CHINA’S central bank has reduced heavy intervention in the currency market, removing a thorny issue in relations among the world’s top two economies, but traders say the People’s Bank of China (PBOC) isn’t about to take its hands off the wheel.

Chinese firms, including banks, have increasingly held on to dollars as capital inflows into China slow as a result of slowing economic growth and particularly after the PBOC let the yuan surprisingly fall in the first four months of 2014.

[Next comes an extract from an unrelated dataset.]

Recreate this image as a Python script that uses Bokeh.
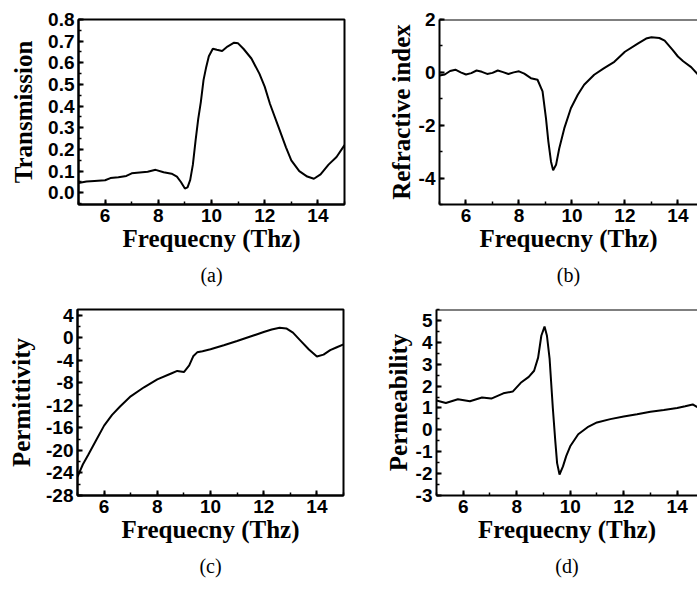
from bokeh.plotting import figure
from bokeh.layouts import column, row
from bokeh.models import SingleIntervalTicker, Title, Span, Range1d, NumeralTickFormatter
from bokeh.embed import file_html
from bokeh.resources import INLINE

X_LABEL = "Frequecny (Thz)"

# (a) Transmission
freq_a = [5.0, 5.3, 5.6, 6.0, 6.2, 6.5, 6.8, 7.0, 7.3, 7.6, 7.9, 8.2, 8.5, 8.7, 8.85, 9.0, 9.1, 9.2,
          9.3, 9.4, 9.5, 9.6, 9.7, 9.8, 9.9, 10.05, 10.2, 10.4, 10.6, 10.85, 11.0, 11.2, 11.5, 11.8,
          12.0, 12.2, 12.5, 12.8, 13.0, 13.3, 13.6, 13.85, 14.1, 14.4, 14.7, 15.0]
transmission = [0.045, 0.052, 0.055, 0.058, 0.068, 0.072, 0.078, 0.09, 0.094, 0.097, 0.106, 0.095,
                0.088, 0.075, 0.05, 0.02, 0.025, 0.06, 0.13, 0.24, 0.34, 0.42, 0.52, 0.58, 0.63,
                0.665, 0.66, 0.655, 0.675, 0.693, 0.69, 0.665, 0.62, 0.55, 0.49, 0.41, 0.31, 0.21,
                0.15, 0.1, 0.075, 0.065, 0.085, 0.13, 0.165, 0.22]

# (b) Refractive index
freq_b = [5.0, 5.2, 5.4, 5.6, 5.8, 6.0, 6.2, 6.4, 6.6, 6.8, 7.0, 7.2, 7.4, 7.6, 7.8, 8.0, 8.2, 8.45,
          8.7, 8.89, 9.02, 9.11, 9.21, 9.29, 9.4, 9.52, 9.71, 9.96, 10.22, 10.46, 10.84, 11.2, 11.6,
          12.0, 12.5, 12.8, 13.0, 13.3, 13.5, 13.8, 14.0, 14.2, 14.5, 14.75]
refractive_index = [-0.12, -0.08, 0.05, 0.1, 0.0, -0.08, -0.03, 0.07, 0.02, -0.06, -0.02, 0.07, 0.01,
                    -0.06, 0.0, 0.04, -0.05, -0.22, -0.28, -0.72, -1.74, -2.62, -3.38, -3.7, -3.5,
                    -2.88, -2.12, -1.36, -0.85, -0.47, -0.09, 0.15, 0.4, 0.78, 1.1, 1.28, 1.33, 1.3,
                    1.2, 0.85, 0.6, 0.42, 0.2, -0.08]

# (c) Permittivity
freq_c = [5.0, 5.2, 5.4, 5.7, 6.0, 6.3, 6.6, 7.0, 7.5, 8.0, 8.5, 8.75, 9.0, 9.2, 9.35, 9.5, 9.7, 10.0,
          10.5, 11.0, 11.5, 12.0, 12.3, 12.6, 12.85, 13.1, 13.4, 13.7, 14.0, 14.25, 14.5, 14.75, 15.0]
permittivity = [-24.7, -22.5, -20.8, -18.2, -15.6, -13.7, -12.2, -10.4, -8.8, -7.4, -6.4, -5.9, -6.1,
                -4.9, -3.3, -2.6, -2.4, -2.05, -1.35, -0.6, 0.2, 1.0, 1.45, 1.75, 1.65, 0.9, -0.6,
                -2.1, -3.35, -3.0, -2.2, -1.7, -1.2]

# (d) Permeability
freq_d = [5.0, 5.35, 5.8, 6.25, 6.7, 7.05, 7.5, 7.85, 8.15, 8.45, 8.65, 8.8, 8.92, 9.04, 9.13, 9.23,
          9.35, 9.44, 9.51, 9.6, 9.73, 9.85, 10.0, 10.3, 10.65, 11.0, 11.5, 12.0, 12.5, 13.0, 13.5,
          14.0, 14.3, 14.58, 14.75]
permeability = [1.34, 1.23, 1.4, 1.31, 1.48, 1.43, 1.67, 1.75, 2.15, 2.42, 2.7, 3.3, 4.3, 4.72, 4.3,
                3.24, 1.0, -0.48, -1.52, -2.04, -1.67, -1.2, -0.75, -0.2, 0.12, 0.34, 0.49, 0.61,
                0.71, 0.83, 0.91, 1.0, 1.08, 1.16, 1.04]


def make_panel(x, y, xr, yr, ytick, ylabel, caption, width, height, bl, br, bt, bb,
               full_frame=True, yfmt="0", ylabel_standoff=8):
    p = figure(width=width, height=height, x_range=Range1d(*xr), y_range=Range1d(*yr),
               output_backend="svg", toolbar_location=None,
               min_border_left=bl, min_border_right=br, min_border_top=bt, min_border_bottom=bb)
    p.line(x, y, line_color="black", line_width=2)
    p.grid.visible = False
    p.xaxis.ticker = SingleIntervalTicker(interval=2, num_minor_ticks=2)
    p.yaxis.ticker = SingleIntervalTicker(interval=ytick, num_minor_ticks=2)
    p.xaxis.formatter = NumeralTickFormatter(format="0")
    p.yaxis.formatter = NumeralTickFormatter(format=yfmt)
    for ax in (p.xaxis[0], p.yaxis[0]):
        ax.axis_line_width = 2
        ax.axis_line_color = "black"
        ax.major_tick_in = 5
        ax.major_tick_out = 0
        ax.minor_tick_in = 3
        ax.minor_tick_out = 0
        ax.major_tick_line_width = 2
        ax.minor_tick_line_width = 1.5
        ax.major_label_text_font = "Liberation Sans"
        ax.major_label_text_font_size = "19px"
        ax.major_label_text_font_style = "bold"
        ax.major_label_text_color = "black"
        ax.axis_label_text_font = "Liberation Serif"
        ax.axis_label_text_font_size = "25px"
        ax.axis_label_text_font_style = "bold"
        ax.axis_label_text_color = "black"
        ax.major_label_standoff = 4
    p.xaxis.axis_label_standoff = 0
    p.yaxis.axis_label_standoff = ylabel_standoff
    p.xaxis.axis_label = X_LABEL
    p.yaxis.axis_label = ylabel
    if full_frame:
        p.outline_line_color = "black"
        p.outline_line_width = 2
        p.outline_line_alpha = 1
    else:
        p.outline_line_color = None
        p.add_layout(Span(location=yr[1], dimension="width", line_color="black", line_width=2))
    p.add_layout(Title(text=caption, align="center", text_font="Liberation Serif",
                       text_font_size="20px", text_font_style="normal", text_color="black",
                       standoff=14), "below")
    return p


pa = make_panel(freq_a, transmission, (5, 15), (-0.054, 0.8), 0.1, "Transmission", "(a)",
                355, 298, 78, 11, 17, 91, True, "0.0", 8)
pb = make_panel(freq_b, refractive_index, (5, 14.74), (-5, 2), 2, "Refractive index", "(b)",
                342, 298, 84, 0, 19, 94, False, "0", 1)
pc = make_panel(freq_c, permittivity, (5, 15), (-28, 5), 4, "Permittivity", "(c)",
                355, 285, 77, 12, 11, 85, True, "0", 8)
pd = make_panel(freq_d, permeability, (5, 14.76), (-3, 5.5), 1, "Permeability", "(d)",
                342, 285, 81, 0, 8, 88, False, "0", 1)

layout = column(row(pa, pb), row(pc, pd))
open("out.html", "w").write(file_html(layout, INLINE))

The rough balance of dollar supply and demand in the market as a result of these developments will enable the central bank to reduce the frequency of its operations to control the yuan’s exchange rate in future. But the PBOC — with a trading room of its own in the China Foreign Exchange Trade System and often acting via state banks — is likely to keep quoting the yuan every day and conducting routine trading through which it can guide its movements and prevent its value from running out of control, traders said.

“All data points to evidence that the central bank has indeed reduced its intervention into trading to influence the value of the yuan in recent months,” said Liu Dongliang, a currency strategist at China Merchants Bank in Shanghai.

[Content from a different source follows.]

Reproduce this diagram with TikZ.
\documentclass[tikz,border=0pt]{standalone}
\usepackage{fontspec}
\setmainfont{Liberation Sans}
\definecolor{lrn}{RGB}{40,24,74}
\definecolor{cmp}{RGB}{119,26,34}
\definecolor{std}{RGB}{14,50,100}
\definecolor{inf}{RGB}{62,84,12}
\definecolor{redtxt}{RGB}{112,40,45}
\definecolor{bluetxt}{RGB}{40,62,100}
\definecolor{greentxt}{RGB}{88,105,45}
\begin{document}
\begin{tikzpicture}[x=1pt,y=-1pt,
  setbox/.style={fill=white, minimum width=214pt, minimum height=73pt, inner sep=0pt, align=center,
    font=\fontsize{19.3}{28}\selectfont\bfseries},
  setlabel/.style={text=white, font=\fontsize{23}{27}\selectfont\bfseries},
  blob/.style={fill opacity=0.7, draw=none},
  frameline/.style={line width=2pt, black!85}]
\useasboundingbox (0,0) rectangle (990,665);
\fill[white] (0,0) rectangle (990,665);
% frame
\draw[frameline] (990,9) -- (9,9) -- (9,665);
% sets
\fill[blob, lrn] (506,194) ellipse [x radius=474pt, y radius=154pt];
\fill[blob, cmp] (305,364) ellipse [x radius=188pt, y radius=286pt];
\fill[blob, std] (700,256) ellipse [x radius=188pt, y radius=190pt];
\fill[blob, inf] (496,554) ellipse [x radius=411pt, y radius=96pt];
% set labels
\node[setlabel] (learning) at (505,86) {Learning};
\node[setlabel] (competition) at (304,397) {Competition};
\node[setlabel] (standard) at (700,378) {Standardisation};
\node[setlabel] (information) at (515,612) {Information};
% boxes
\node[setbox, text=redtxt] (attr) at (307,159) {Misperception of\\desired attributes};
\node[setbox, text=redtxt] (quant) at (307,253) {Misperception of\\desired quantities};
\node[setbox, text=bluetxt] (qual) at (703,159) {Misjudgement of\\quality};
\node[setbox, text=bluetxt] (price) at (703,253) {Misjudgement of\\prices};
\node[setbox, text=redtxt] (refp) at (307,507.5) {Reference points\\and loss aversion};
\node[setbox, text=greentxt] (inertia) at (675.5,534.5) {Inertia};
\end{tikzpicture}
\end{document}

“Market anticipation of the yuan’s future value has changed a lot after the yuan’s unexpected depreciation earlier this year, with firms more reluctant to sell dollars they earn. Still, the PBOC’s daily activity will last at least for another couple of years as the market learns to operate without the central bank’s guidance, among other reasons.”

PBOC Governor Zhou Xiaochuan said this month during the annual US-China Strategic and Economic Dialogue that China would “significantly” reduce its yuan intervention when some prerequisites are met. US officials say China deliberately holds down the yuan to boost its exports, an accusation China denies.

The PBOC engineered a fall in the yuan earlier this year, guiding it down by as much as 3.4 percent by the end of April, to dampen speculative bets on one-way yuan appreciation.

Since May, however, the central bank has shifted to holding the currency steady, suggesting that its drive to guide the yuan lower was largely over, although the yuan is still down 2.5 percent so far this year.

China’s trade surplus widened sharply to a five-year high of US$35.9 billion in May from April’s US$18.5 billion, but Chinese banks posted a surplus of only US$6.8 billion in their foreign exchange settlements for their clients in May — the smallest in 10 months and the fourth straight month of falls. That indicates that Chinese corporates are retaining much of their foreign currency earnings, partly reflecting changed market views of the yuan’s future value, traders said.

“Reflecting the new trend, the market has now shifted its attention more toward real dollar demand from corporate orders and away from policy factors,” said a dealer at a European bank in Shanghai.

As a result, the PBOC and commercial banks together bought just 38.7 billion yuan (US$6.22 billion) of foreign exchange on a net basis in May, down from 116.9 billion yuan in April, the lowest level since last September. The dip reflects less capital inflows into China, traders said.

More surprisingly, the PBOC’s foreign exchange assets only edged up 361 million yuan in May, down from an already thin 84.6 billion yuan rise seen in April, the lowest growth since July last year. The increase and decrease in its forex assets reflect its dollar purchases and sales in the yuan market. Compared with overall banks’ dollar purchases, the virtually flat PBOC forex assets show that commercial banks have also tended to keep more dollars on hand.

“These data points are supported by others,” said a trader. “Banks’ forex deposits and loans have also showed corporates increasingly retaining dollars as assets while denominating liabilities in yuan.”